Ok, I know I haven't been posting enough, but really after work and time with Wy I feel like I don't have 2 seconds for myself lately!
But there have been some big and exciting developments lately!!
One, I ordered the invites for Wy's 1st birthday party. It's so crazy to me that my baby is turning one! this year went by so fast. I can't wait though to have a party, watch him eat cake, and help me open gifts. We are having a little party with friends and close family at my dad's house. Simple BBQ food and a few little games and projects for the other older kiddos.
Two, Wyatt is close to walking!! AH! He has been pulling himself up on furniture and scooting around holding on to things for a couple months now. But this week he has been making big strides towards walking on his own. The other night I was sitting on the floor while he was playing like I usually do. While sitting responding to a text I had received I realized he was standing next to me. Not unusual since he is always using me to pull himself up when I am sitting on the floor. Then I realized I hadn't felt his hand on my shoulder for support in getting from the floor to his feet. And then I realized he wasn't holding on to me at all! He was standing next to me with no help happily watching me type a text message. Until I freaked out and accidentally bumped him enough to knock him over. He did it though! All on his own he stood up and was standing next to me with no help.

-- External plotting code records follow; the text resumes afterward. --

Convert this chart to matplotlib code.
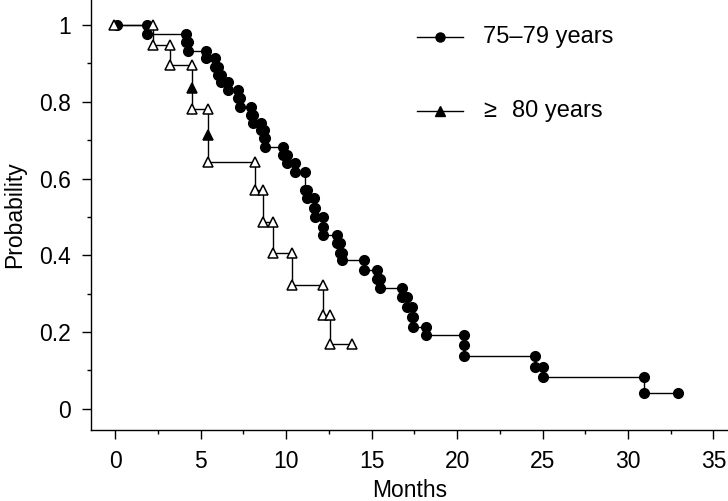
import numpy as np
import matplotlib
matplotlib.use("Agg")
import matplotlib.pyplot as plt
from matplotlib.ticker import MultipleLocator, FuncFormatter
from matplotlib.lines import Line2D

plt.rcParams["font.family"] = ["Liberation Sans", "DejaVu Sans"]

# ── data (event time, survival after the event) ─────────────────────────────
circ_t0, circ_end = 0.1, 32.95
circ_times = [1.85, 4.15, 4.25, 5.31, 5.85, 6.0, 6.2, 6.62, 7.2, 7.3,
              7.95, 8.05, 8.55, 8.68, 8.76, 9.83, 10.03, 10.52, 11.1, 11.2,
              11.63, 11.69, 12.17, 12.17, 12.96, 13.15, 13.25, 14.56, 15.3, 15.49,
              16.76, 17.05, 17.35, 17.42, 18.2, 20.4, 20.4, 24.56, 25.05, 30.96]
circ_surv = [0.977, 0.955, 0.933, 0.913, 0.891, 0.870, 0.852, 0.831, 0.809, 0.787,
             0.766, 0.744, 0.727, 0.705, 0.683, 0.661, 0.640, 0.618, 0.570, 0.549,
             0.523, 0.500, 0.475, 0.453, 0.431, 0.405, 0.388, 0.362, 0.338, 0.314,
             0.292, 0.266, 0.240, 0.214, 0.193, 0.167, 0.138, 0.110, 0.083, 0.041]

tri_t0, tri_end = -0.1, 13.83
tri_times = [2.22, 3.2, 4.5, 4.5, 5.45, 5.45, 8.2, 8.63, 9.25, 10.32, 12.14, 12.57]
tri_surv = [0.948, 0.896, 0.835, 0.780, 0.713, 0.644, 0.570, 0.488, 0.405, 0.323,
            0.245, 0.169]

legend_labels = ["75\u201379 years", "80 years"]


def km_vertices(t0, times, surv, t_end):
    """corner points of the step curve, plus which ones sit mid-drop"""
    x, y = [t0], [1.0]
    prev = 1.0
    for t, s in zip(times, surv):
        if t != x[-1]:
            x.append(t); y.append(prev)
        x.append(t); y.append(s)
        prev = s
    x.append(t_end); y.append(prev)
    mid = [0 < i < len(x) - 1 and x[i - 1] == x[i] == x[i + 1] for i in range(len(x))]
    return np.array(x), np.array(y), np.array(mid)


fig = plt.figure(figsize=(7.28, 5.01), dpi=100)
ax = fig.add_axes([0.125, 0.1417, 0.875, 0.8583])

cx, cy, _ = km_vertices(circ_t0, circ_times, circ_surv, circ_end)
ax.plot(cx, cy, color="black", lw=1.0, marker="o", ms=7.0, mfc="black",
        mec="black", zorder=2, clip_on=False)

tx, ty, tmid = km_vertices(tri_t0, tri_times, tri_surv, tri_end)
ax.plot(tx, ty, color="black", lw=1.0, zorder=3, clip_on=False)
ax.plot(tx[~tmid], ty[~tmid], ls="none", marker="^", ms=7.5, mfc="white",
        mec="black", mew=1.1, zorder=4, clip_on=False)
ax.plot(tx[tmid], ty[tmid], ls="none", marker="^", ms=7.5, mfc="black",
        mec="black", mew=1.1, zorder=4, clip_on=False)

ax.set_xlim(-1.42, 35.85)
ax.set_ylim(-0.055, 1.065)
for s in ["top", "right"]:
    ax.spines[s].set_visible(False)
for s in ["left", "bottom"]:
    ax.spines[s].set_linewidth(1.0)

ax.xaxis.set_major_locator(MultipleLocator(5))
ax.xaxis.set_minor_locator(MultipleLocator(2.5))
ax.yaxis.set_major_locator(MultipleLocator(0.2))
ax.yaxis.set_minor_locator(MultipleLocator(0.1))
ax.yaxis.set_major_formatter(FuncFormatter(lambda v, p: f"{v:g}"))
ax.tick_params(which="major", direction="out", length=6.5, width=1.0,
               labelsize=16.5, pad=8)
ax.tick_params(which="minor", direction="out", length=3.2, width=1.0)

ax.set_xlabel("Months", fontsize=16.5, labelpad=4)
ax.set_ylabel("Probability", fontsize=16.5, labelpad=9)

# legend, drawn by hand
for yy, mk in [(0.926, "o"), (0.779, "^")]:
    fig.add_artist(Line2D([0.573, 0.636], [yy, yy], color="black", lw=1.0))
    fig.add_artist(Line2D([0.6045], [yy], marker=mk, ms=6.5, color="black"))
fig.text(0.6635, 0.926, legend_labels[0], fontsize=17, va="center")
fig.text(0.6635, 0.779, "\u2265", fontsize=17, va="center")
fig.text(0.703, 0.779, legend_labels[1], fontsize=17, va="center")

plt.savefig("out.png", dpi=100)
plt.close()
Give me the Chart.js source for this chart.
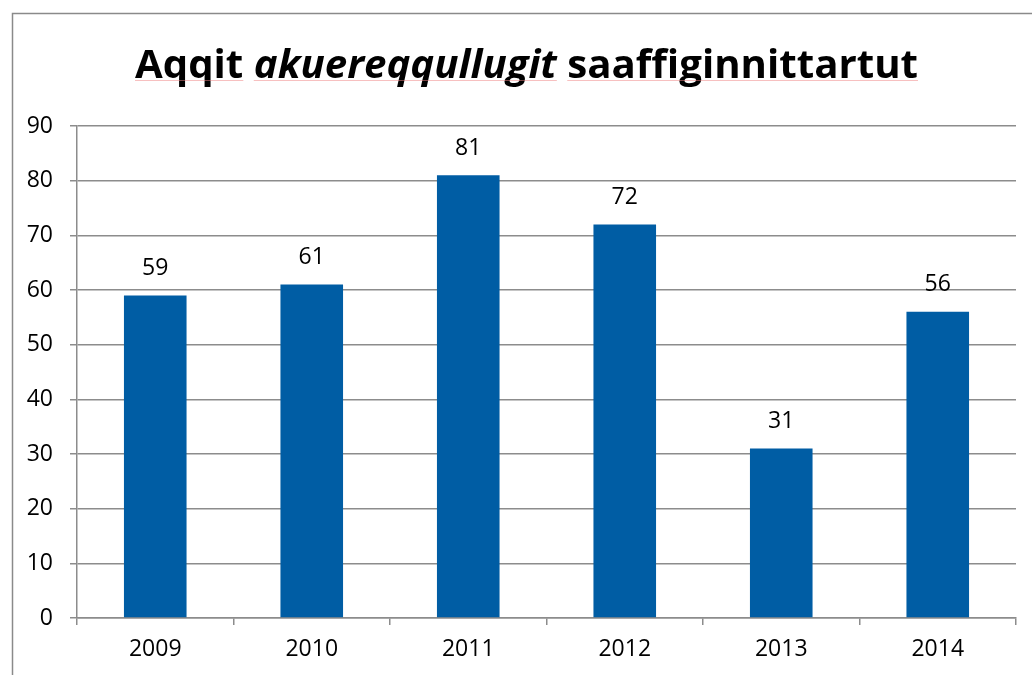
<!DOCTYPE html>
<html>
<head>
<meta charset="utf-8">
<script src="https://cdn.jsdelivr.net/npm/chart.js@4/dist/chart.umd.min.js"></script>
<style>
html,body{margin:0;padding:0;background:#fff;overflow:hidden;}
#wrap{position:absolute;left:0;top:0;width:1032px;height:675px;}
</style>
</head>
<body>
<div id="wrap"><canvas id="c" width="1032" height="675"></canvas></div>
<script>
const categories = ['2009','2010','2011','2012','2013','2014'];
const values = [59, 61, 81, 72, 31, 56];
const yTicks = [0,10,20,30,40,50,60,70,80,90];
const titleParts = [
  {text:'Aqqit ', italic:false},
  {text:'akuereqqullugit', italic:true},
  {text:' saaffiginnittartut', italic:false}
];

const FONT = '"Open Sans", sans-serif';
const TICKSIZE = 23;

const framePlugin = {
  id:'frame',
  beforeDraw(chart){
    const ctx = chart.ctx;
    ctx.save();
    ctx.fillStyle='#fff';
    ctx.fillRect(0,0,chart.width,chart.height);
    ctx.strokeStyle='#8a8a8a';
    ctx.lineWidth=1.5;
    ctx.beginPath();
    ctx.moveTo(12.5, 700);
    ctx.lineTo(12.5, 13.5);
    ctx.lineTo(1100, 13.5);
    ctx.stroke();
    ctx.restore();
  },
  afterDraw(chart){
    const ctx = chart.ctx;
    ctx.save();
    // title
    const size = 40;
    const fonts = titleParts.map(p => (p.italic?'italic ':'') + 'bold ' + size + 'px ' + FONT);
    let total = 0;
    const widths = titleParts.map((p,i)=>{ctx.font=fonts[i]; const w=ctx.measureText(p.text).width; total+=w; return w;});
    const targetLeft = 135, targetW = 783;
    const sx = targetW/total;
    const baseline = 78;
    ctx.translate(targetLeft, baseline);
    ctx.scale(sx,1);
    ctx.fillStyle='#000';
    ctx.textBaseline='alphabetic';
    let x=0;
    const wordSpans=[];
    titleParts.forEach((p,i)=>{
      ctx.font=fonts[i];
      ctx.fillText(p.text,x,0);
      const lead = p.text.length - p.text.trimStart().length;
      const leadW = lead? ctx.measureText(p.text.slice(0,lead)).width:0;
      const trail = p.text.length - p.text.trimEnd().length;
      const trailW = trail? ctx.measureText(p.text.slice(p.text.length-trail)).width:0;
      wordSpans.push([x+leadW, x+widths[i]-trailW]);
      x+=widths[i];
    });
    ctx.strokeStyle='rgba(240,130,130,0.5)';
    ctx.lineWidth=1;
    wordSpans.forEach(s=>{ctx.beginPath();ctx.moveTo(s[0],2.5);ctx.lineTo(s[1],2.5);ctx.stroke();});
    ctx.restore();

    // value labels
    const meta = chart.getDatasetMeta(0);
    ctx.save();
    ctx.font = TICKSIZE+'px '+FONT;
    ctx.fillStyle='#000';
    ctx.textAlign='center';
    ctx.textBaseline='middle';
    meta.data.forEach((bar,i)=>{
      ctx.fillText(String(chart.data.datasets[0].data[i]), bar.x, bar.y-27);
    });
    ctx.restore();
  }
};

new Chart(document.getElementById('c'), {
  type:'bar',
  data:{
    labels:categories,
    datasets:[{data:values, backgroundColor:'#005DA4', borderWidth:0, categoryPercentage:1, barPercentage:0.4}]
  },
  options:{
    responsive:false,
    animation:false,
    devicePixelRatio:1,
    layout:{padding:{left:0,right:16,top:126,bottom:0}},
    plugins:{legend:{display:false},title:{display:false},tooltip:{enabled:false}},
    scales:{
      y:{
        min:0,max:90,
        afterBuildTicks(scale){scale.ticks = yTicks.map(v=>({value:v}));},
        afterFit(scale){scale.width=77;},
        ticks:{font:{family:FONT,size:TICKSIZE},color:'#000',padding:17},
        grid:{color:'#8c8c8c',lineWidth:1.5,tickLength:7,drawTicks:true},
        border:{display:true,color:'#8c8c8c',width:1.5}
      },
      x:{
        afterFit(scale){scale.height=57;},
        ticks:{font:{family:FONT,size:TICKSIZE},color:'#000',padding:11},
        grid:{offset:true,drawOnChartArea:false,drawTicks:true,tickLength:7,color:'#8c8c8c',lineWidth:1.5},
        border:{display:true,color:'#8c8c8c',width:1.5}
      }
    }
  },
  plugins:[framePlugin]
});
</script>
</body>
</html>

Wy also has discovered that he can push his truck/walker across the room. It's so much fun to watch him almost run across the living room to bang his truck against the wall...seems like all the noise is the best motivation to bother walking at all. :) So it seems like any day now he's just going to walk off without thinking about what he's doing. Ugh, he's such a big boy!
He does all kinds of goofy stuff now, he dances (bobs more like), he pretends to talk on the phone, he sings himself to sleep...
By the way, something very cute: listening to Wy sings himself back to sleep in the middle of the night; something not cute at all: listening to Wy scream bloody murder in the middle of the night because he doesn't want to drink milk he wants to drink formula. Very annoying.
He is such a joy to me though, even when he's making me crazy. I got a ton of pictures printed from shutterfly recently and brought a handful of them to work so I can have him all over my cube. It makes me happy to see his smiling little face!
Lots to look forward to in the coming months; first steps, first words, first birthday party, first visit with his grandparents from Florida (more on that later)...so much is going on all the time.
Honestly the only thing I am sad about or regret is that I am not able to be home with him full time while he is going through all this. I always thought I would be able to be a stay at home mom for the first couple years with each of my kids. The best I can do at this point is enjoy every second I have with him and hope that someday I get to watch more of the process with my future kids!